Produce an exact transcription of the listing below, omitting the pictures.

※

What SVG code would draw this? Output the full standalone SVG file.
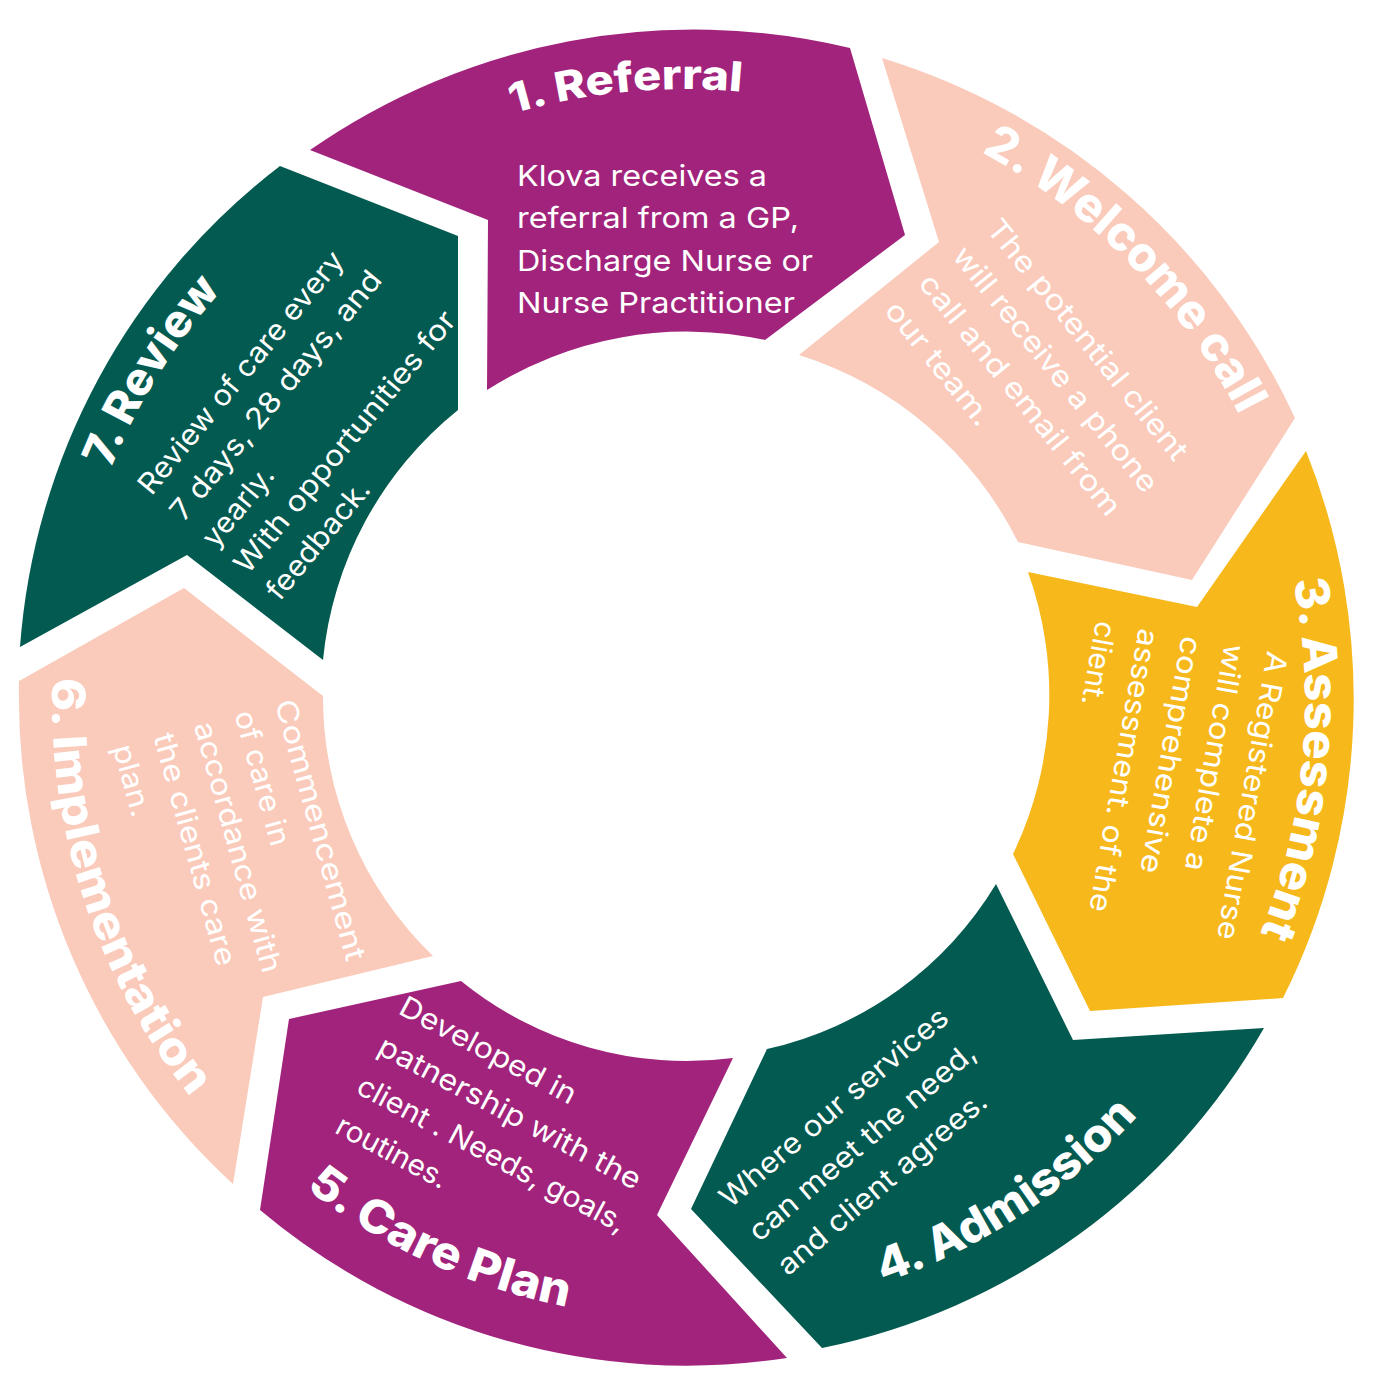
<svg xmlns="http://www.w3.org/2000/svg" width="1376" height="1376" viewBox="0 0 1376 1376">
<defs>
<style>
.purple{fill:#A1237C}
.peach{fill:#FACBBB}
.yellow{fill:#F6B81B}
.green{fill:#035A50}
.title{font-family:Inter,"Open Sans","Liberation Sans",sans-serif;font-weight:800;fill:#ffffff}
.body{font-family:Inter,"Open Sans","Liberation Sans",sans-serif;font-weight:400;font-size:29px;fill:#ffffff}
</style>
<path id="arc1" d="M513,113.5 A613,613 0 0 1 842.7,109.9"/>
<path id="arc2" d="M981.3,152.2 A625,625 0 0 1 1287.7,540.2"/>
<path id="arc3" d="M1293,580.3 A621,621 0 0 1 1192.7,1058.2"/>
<path id="arc4" d="M882.9,1282.9 A614,614 0 0 0 1215.7,1009"/>
<path id="arc5" d="M305.6,1188.1 A616,616 0 0 0 705.5,1317.6"/>
<path id="arc6" d="M52.5,677.7 A632,632 0 0 0 277.8,1186.1"/>
<path id="arc7" d="M110.5,469.1 A619,619 0 0 1 302.9,214.2"/>
</defs>
<rect width="1376" height="1376" fill="#ffffff"/>
<g id="connectors"/>

<g id="step1-referral">
<path class="purple" d="M310,150 A671,671 0 0 1 850,48 L905,235 L765,340 A370,370 0 0 0 487,390 L488,220 Z"/>
<text class="title" font-size="41"><textPath href="#arc1" textLength="231" lengthAdjust="spacingAndGlyphs">1. Referral</textPath></text>
<text class="body">
<tspan x="517" y="186" textLength="250" lengthAdjust="spacingAndGlyphs">Klova receives a</tspan>
<tspan x="517" y="228.3" textLength="282" lengthAdjust="spacingAndGlyphs">referral from a GP,</tspan>
<tspan x="517" y="270.6" textLength="296" lengthAdjust="spacingAndGlyphs">Discharge Nurse or</tspan>
<tspan x="517" y="313" textLength="278" lengthAdjust="spacingAndGlyphs">Nurse Practitioner</tspan>
</text>
</g>

<g id="step2-welcome-call">
<path class="peach" d="M882,58 A672,672 0 0 1 1295,418 L1192,580 L1018,542 A368,368 0 0 0 799,355 L939,242 Z"/>
<text class="title" font-size="48"><textPath href="#arc2" textLength="374" lengthAdjust="spacingAndGlyphs">2. Welcome call</textPath></text>
<text class="body" transform="translate(985,228.9) rotate(51)">
<tspan x="0" y="0" textLength="301" lengthAdjust="spacingAndGlyphs">The potential client</tspan>
<tspan x="0" y="43.5" textLength="307" lengthAdjust="spacingAndGlyphs">will receive a phone</tspan>
<tspan x="0" y="87" textLength="302" lengthAdjust="spacingAndGlyphs">call and email from</tspan>
<tspan x="0" y="130.5" textLength="151" lengthAdjust="spacingAndGlyphs">our team.</tspan>
</text>
</g>

<g id="step3-assessment">
<path class="yellow" d="M1306,451 A668,668 0 0 1 1283,998 L1090,1011 L1013,854 A366,366 0 0 0 1028,572 L1197,607 Z"/>
<text class="title" font-size="47"><textPath href="#arc3" textLength="360" lengthAdjust="spacingAndGlyphs">3. Assessment</textPath></text>
<text class="body" transform="translate(1267.6,650.2) rotate(100)">
<tspan x="0" y="0" textLength="292" lengthAdjust="spacingAndGlyphs">A Registered Nurse</tspan>
<tspan x="0" y="43.5" textLength="230" lengthAdjust="spacingAndGlyphs">will complete a</tspan>
<tspan x="0" y="87" textLength="240" lengthAdjust="spacingAndGlyphs">comprehensive</tspan>
<tspan x="0" y="130.5" textLength="287" lengthAdjust="spacingAndGlyphs">assessment. of the</tspan>
<tspan x="0" y="174" textLength="85" lengthAdjust="spacingAndGlyphs">client.</tspan>
</text>
</g>

<g id="step4-admission">
<path class="green" d="M1264,1028 A663,663 0 0 1 822,1348 L691,1209 L767,1049 A359,359 0 0 0 996,884 L1073,1040 Z"/>
<text class="title" font-size="46"><textPath href="#arc4" textLength="308" lengthAdjust="spacingAndGlyphs">4. Admission</textPath></text>
<text class="body" transform="translate(730,1209) rotate(-40.5)">
<tspan x="0" y="0" textLength="290" lengthAdjust="spacingAndGlyphs">Where our services</tspan>
<tspan x="0" y="44.5" textLength="288" lengthAdjust="spacingAndGlyphs">can meet the need,</tspan>
<tspan x="0" y="89" textLength="265" lengthAdjust="spacingAndGlyphs">and client agrees.</tspan>
</text>
</g>

<g id="step5-care-plan">
<path class="purple" d="M787,1358 A663,663 0 0 1 260,1210 L289,1019 L461,981 A358,358 0 0 0 733,1058 L657,1215 Z"/>
<text class="title" font-size="46"><textPath href="#arc5" textLength="290" lengthAdjust="spacingAndGlyphs">5. Care Plan</textPath></text>
<text class="body" transform="translate(397,1013) rotate(28)">
<tspan x="0" y="0" textLength="196" lengthAdjust="spacingAndGlyphs">Developed in</tspan>
<tspan x="0" y="45" textLength="293" lengthAdjust="spacingAndGlyphs">patnership with the</tspan>
<tspan x="0" y="90" textLength="300" lengthAdjust="spacingAndGlyphs">client . Needs, goals,</tspan>
<tspan x="0" y="135" textLength="122" lengthAdjust="spacingAndGlyphs">routines.</tspan>
</text>
</g>

<g id="step6-implementation">
<path class="peach" d="M233,1184 A662,662 0 0 1 19,681 L184,588 L323,696 A360,360 0 0 0 433,956 L263,997 Z"/>
<text class="title" font-size="46"><textPath href="#arc6" textLength="451" lengthAdjust="spacingAndGlyphs">6. Implementation</textPath></text>
<text class="body" transform="translate(274.7,702.6) rotate(74.5)">
<tspan x="0" y="0" textLength="270" lengthAdjust="spacingAndGlyphs">Commencement</tspan>
<tspan x="0" y="42" textLength="139" lengthAdjust="spacingAndGlyphs">of care in</tspan>
<tspan x="0" y="84" textLength="259" lengthAdjust="spacingAndGlyphs">accordance with</tspan>
<tspan x="0" y="126" textLength="240" lengthAdjust="spacingAndGlyphs">the clients care</tspan>
<tspan x="0" y="168" textLength="74" lengthAdjust="spacingAndGlyphs">plan.</tspan>
</text>
</g>

<g id="step7-review">
<path class="green" d="M20,647 A667,667 0 0 1 280,166 L458,236 L458,410 A366,366 0 0 0 323,660 L187,555 Z"/>
<text class="title" font-size="45"><textPath href="#arc7" textLength="211" lengthAdjust="spacingAndGlyphs">7. Review</textPath></text>
<text class="body" transform="translate(151.5,496.4) rotate(-50.5)">
<tspan x="0" y="0" textLength="305" lengthAdjust="spacingAndGlyphs">Review of care every</tspan>
<tspan x="0" y="41.5" textLength="314" lengthAdjust="spacingAndGlyphs">7 days, 28 days, and</tspan>
<tspan x="0" y="83" textLength="95" lengthAdjust="spacingAndGlyphs">yearly.</tspan>
<tspan x="0" y="124.5" textLength="330" lengthAdjust="spacingAndGlyphs">With opportunities for</tspan>
<tspan x="0" y="166" textLength="145" lengthAdjust="spacingAndGlyphs">feedback.</tspan>
</text>
</g>
</svg>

※

• [The result]:
What SVG code would draw this? Output the full standalone SVG file.
<svg xmlns="http://www.w3.org/2000/svg" width="1376" height="1376" viewBox="0 0 1376 1376">
<defs>
<style>
.purple{fill:#A1237C}
.peach{fill:#FACBBB}
.yellow{fill:#F6B81B}
.green{fill:#035A50}
.title{font-family:Inter,"Open Sans","Liberation Sans",sans-serif;font-weight:800;fill:#ffffff}
.body{font-family:Inter,"Open Sans","Liberation Sans",sans-serif;font-weight:400;font-size:29px;fill:#ffffff}
</style>
<path id="arc1" d="M513,113.5 A613,613 0 0 1 842.7,109.9"/>
<path id="arc2" d="M981.3,152.2 A625,625 0 0 1 1287.7,540.2"/>
<path id="arc3" d="M1293,580.3 A621,621 0 0 1 1192.7,1058.2"/>
<path id="arc4" d="M882.9,1282.9 A614,614 0 0 0 1215.7,1009"/>
<path id="arc5" d="M305.6,1188.1 A616,616 0 0 0 705.5,1317.6"/>
<path id="arc6" d="M52.5,677.7 A632,632 0 0 0 277.8,1186.1"/>
<path id="arc7" d="M110.5,469.1 A619,619 0 0 1 302.9,214.2"/>
</defs>
<rect width="1376" height="1376" fill="#ffffff"/>
<g id="connectors"/>

<g id="step1-referral">
<path class="purple" d="M310,150 A671,671 0 0 1 850,48 L905,235 L765,340 A370,370 0 0 0 487,390 L488,220 Z"/>
<text class="title" font-size="41"><textPath href="#arc1" textLength="231" lengthAdjust="spacingAndGlyphs">1. Referral</textPath></text>
<text class="body">
<tspan x="517" y="186" textLength="250" lengthAdjust="spacingAndGlyphs">Klova receives a</tspan>
<tspan x="517" y="228.3" textLength="282" lengthAdjust="spacingAndGlyphs">referral from a GP,</tspan>
<tspan x="517" y="270.6" textLength="296" lengthAdjust="spacingAndGlyphs">Discharge Nurse or</tspan>
<tspan x="517" y="313" textLength="278" lengthAdjust="spacingAndGlyphs">Nurse Practitioner</tspan>
</text>
</g>

<g id="step2-welcome-call">
<path class="peach" d="M882,58 A672,672 0 0 1 1295,418 L1192,580 L1018,542 A368,368 0 0 0 799,355 L939,242 Z"/>
<text class="title" font-size="48"><textPath href="#arc2" textLength="374" lengthAdjust="spacingAndGlyphs">2. Welcome call</textPath></text>
<text class="body" transform="translate(985,228.9) rotate(51)">
<tspan x="0" y="0" textLength="301" lengthAdjust="spacingAndGlyphs">The potential client</tspan>
<tspan x="0" y="43.5" textLength="307" lengthAdjust="spacingAndGlyphs">will receive a phone</tspan>
<tspan x="0" y="87" textLength="302" lengthAdjust="spacingAndGlyphs">call and email from</tspan>
<tspan x="0" y="130.5" textLength="151" lengthAdjust="spacingAndGlyphs">our team.</tspan>
</text>
</g>

<g id="step3-assessment">
<path class="yellow" d="M1306,451 A668,668 0 0 1 1283,998 L1090,1011 L1013,854 A366,366 0 0 0 1028,572 L1197,607 Z"/>
<text class="title" font-size="47"><textPath href="#arc3" textLength="360" lengthAdjust="spacingAndGlyphs">3. Assessment</textPath></text>
<text class="body" transform="translate(1267.6,650.2) rotate(100)">
<tspan x="0" y="0" textLength="292" lengthAdjust="spacingAndGlyphs">A Registered Nurse</tspan>
<tspan x="0" y="43.5" textLength="230" lengthAdjust="spacingAndGlyphs">will complete a</tspan>
<tspan x="0" y="87" textLength="240" lengthAdjust="spacingAndGlyphs">comprehensive</tspan>
<tspan x="0" y="130.5" textLength="287" lengthAdjust="spacingAndGlyphs">assessment. of the</tspan>
<tspan x="0" y="174" textLength="85" lengthAdjust="spacingAndGlyphs">client.</tspan>
</text>
</g>

<g id="step4-admission">
<path class="green" d="M1264,1028 A663,663 0 0 1 822,1348 L691,1209 L767,1049 A359,359 0 0 0 996,884 L1073,1040 Z"/>
<text class="title" font-size="46"><textPath href="#arc4" textLength="308" lengthAdjust="spacingAndGlyphs">4. Admission</textPath></text>
<text class="body" transform="translate(730,1209) rotate(-40.5)">
<tspan x="0" y="0" textLength="290" lengthAdjust="spacingAndGlyphs">Where our services</tspan>
<tspan x="0" y="44.5" textLength="288" lengthAdjust="spacingAndGlyphs">can meet the need,</tspan>
<tspan x="0" y="89" textLength="265" lengthAdjust="spacingAndGlyphs">and client agrees.</tspan>
</text>
</g>

<g id="step5-care-plan">
<path class="purple" d="M787,1358 A663,663 0 0 1 260,1210 L289,1019 L461,981 A358,358 0 0 0 733,1058 L657,1215 Z"/>
<text class="title" font-size="46"><textPath href="#arc5" textLength="290" lengthAdjust="spacingAndGlyphs">5. Care Plan</textPath></text>
<text class="body" transform="translate(397,1013) rotate(28)">
<tspan x="0" y="0" textLength="196" lengthAdjust="spacingAndGlyphs">Developed in</tspan>
<tspan x="0" y="45" textLength="293" lengthAdjust="spacingAndGlyphs">patnership with the</tspan>
<tspan x="0" y="90" textLength="300" lengthAdjust="spacingAndGlyphs">client . Needs, goals,</tspan>
<tspan x="0" y="135" textLength="122" lengthAdjust="spacingAndGlyphs">routines.</tspan>
</text>
</g>

<g id="step6-implementation">
<path class="peach" d="M233,1184 A662,662 0 0 1 19,681 L184,588 L323,696 A360,360 0 0 0 433,956 L263,997 Z"/>
<text class="title" font-size="46"><textPath href="#arc6" textLength="451" lengthAdjust="spacingAndGlyphs">6. Implementation</textPath></text>
<text class="body" transform="translate(274.7,702.6) rotate(74.5)">
<tspan x="0" y="0" textLength="270" lengthAdjust="spacingAndGlyphs">Commencement</tspan>
<tspan x="0" y="42" textLength="139" lengthAdjust="spacingAndGlyphs">of care in</tspan>
<tspan x="0" y="84" textLength="259" lengthAdjust="spacingAndGlyphs">accordance with</tspan>
<tspan x="0" y="126" textLength="240" lengthAdjust="spacingAndGlyphs">the clients care</tspan>
<tspan x="0" y="168" textLength="74" lengthAdjust="spacingAndGlyphs">plan.</tspan>
</text>
</g>

<g id="step7-review">
<path class="green" d="M20,647 A667,667 0 0 1 280,166 L458,236 L458,410 A366,366 0 0 0 323,660 L187,555 Z"/>
<text class="title" font-size="45"><textPath href="#arc7" textLength="211" lengthAdjust="spacingAndGlyphs">7. Review</textPath></text>
<text class="body" transform="translate(151.5,496.4) rotate(-50.5)">
<tspan x="0" y="0" textLength="305" lengthAdjust="spacingAndGlyphs">Review of care every</tspan>
<tspan x="0" y="41.5" textLength="314" lengthAdjust="spacingAndGlyphs">7 days, 28 days, and</tspan>
<tspan x="0" y="83" textLength="95" lengthAdjust="spacingAndGlyphs">yearly.</tspan>
<tspan x="0" y="124.5" textLength="330" lengthAdjust="spacingAndGlyphs">With opportunities for</tspan>
<tspan x="0" y="166" textLength="145" lengthAdjust="spacingAndGlyphs">feedback.</tspan>
</text>
</g>
</svg>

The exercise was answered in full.